The number that shifts the investment case is the SaaS line. Somfit and Nexus 360 recurring revenue reached about $10.2 million, up from $6 million in FY25 and $4.3 million in FY24. That is roughly 70% growth in a single year, even with the Somfit D device still awaiting US commercial release. The SaaS segment also booked $10.6 million in sales orders, a 58% year-on-year increase.
MEG capital equipment revenue contributed $9.7 million in FY26 after recording nothing in the segment the year before. That recovery was partial. The company had guided shipped and invoiced revenue in a range of $62 million to $65 million back in April. The miss to the low end of that range came from further delays in MEG shipment and invoicing, tied to helium availability and pricing disruption linked to conflict in the Middle East. The company framed it as a timing issue, not a demand problem.
Compumedics expects FY26 EBITDA to rise on the back of the higher revenue, cost discipline, and the growing recurring base. For FY27, management targets double-digit revenue growth again, with EBITDA growing faster than revenue. The drivers are order book conversion, ongoing MEG activity, connected SaaS expansion, and the planned US release of Somfit D.
Non-executive director Christopher Barys resigned from the board effective June 30 after a nine-month tenure. CEO Dr David Burton thanked Barys for his contribution to US growth and investor engagement. Barys said he remains impressed by the company's vision and looks forward to following its global success.

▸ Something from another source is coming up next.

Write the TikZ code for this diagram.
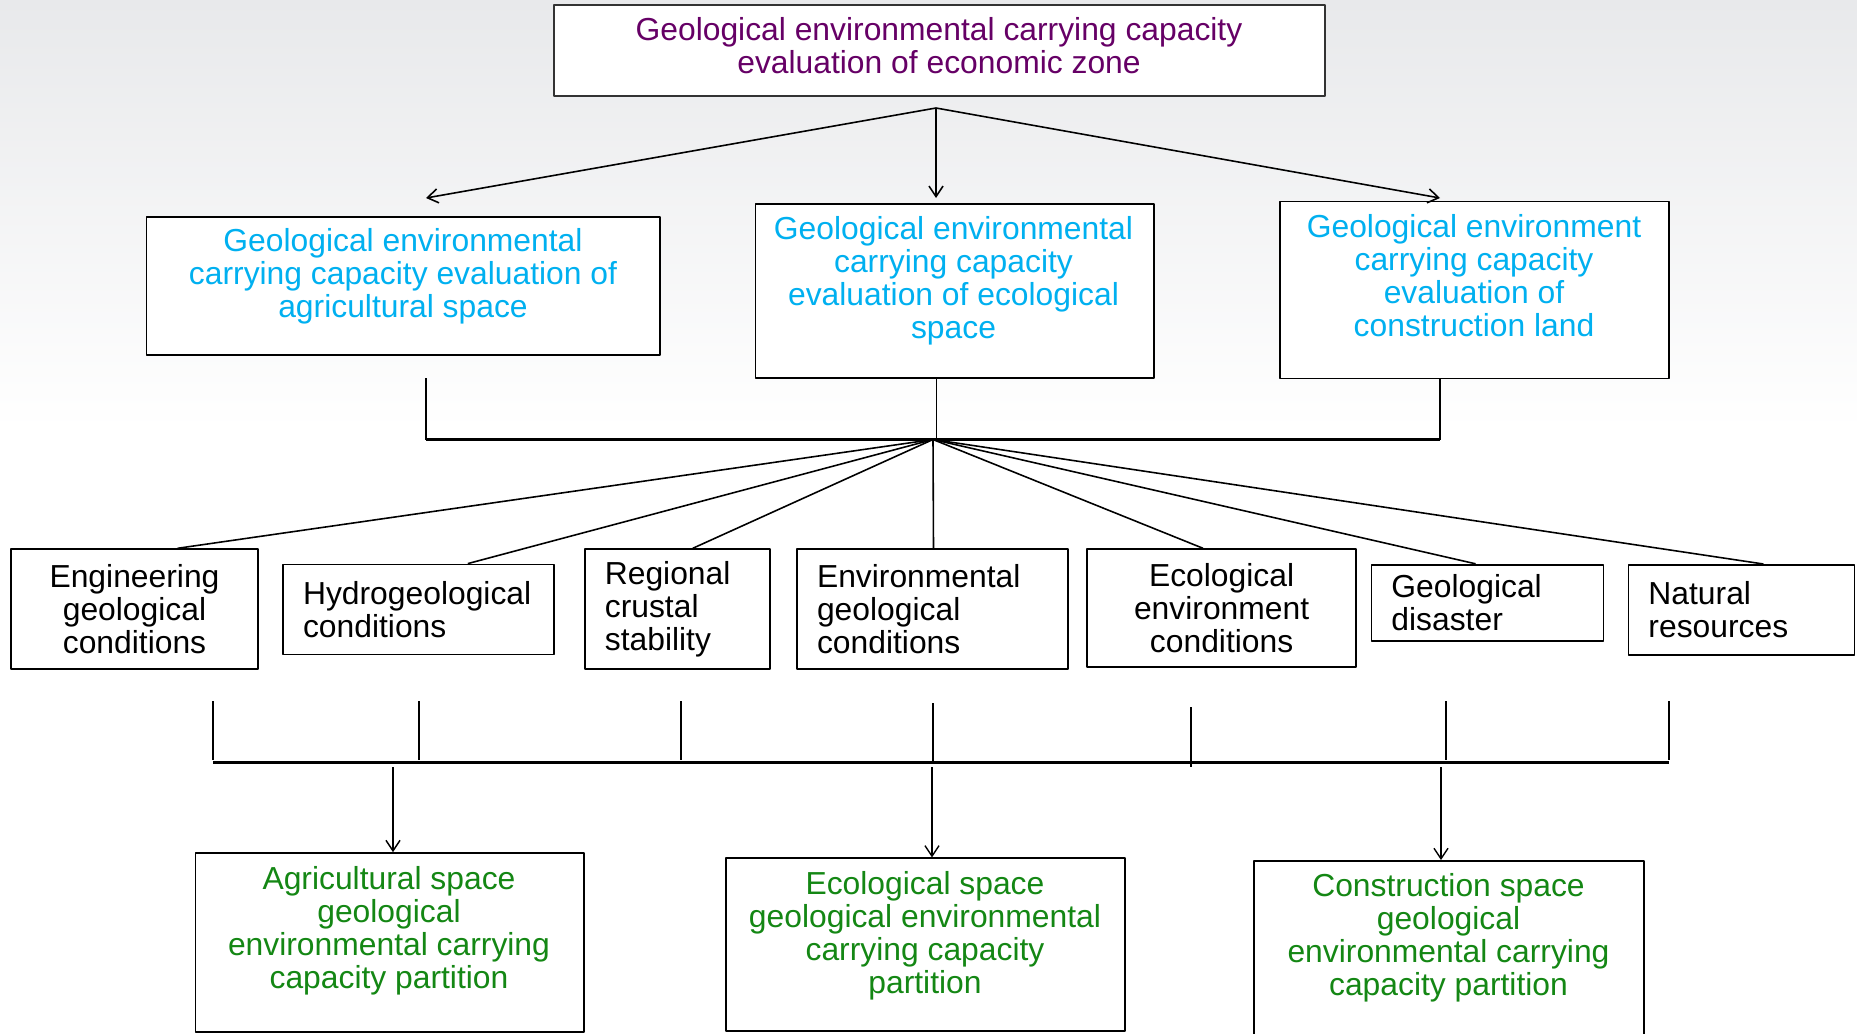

The SaaS ramp is the structural change here. A 70% recurring revenue growth rate, even off a small base, shifts the margin profile over time if it sustains. The MEG delays are the offset – helium supply is not a problem Compumedics controls, and the guidance miss, however explained, is a miss. The FY27 target of double-digit growth with faster EBITDA expansion is the number to track against quarterly updates.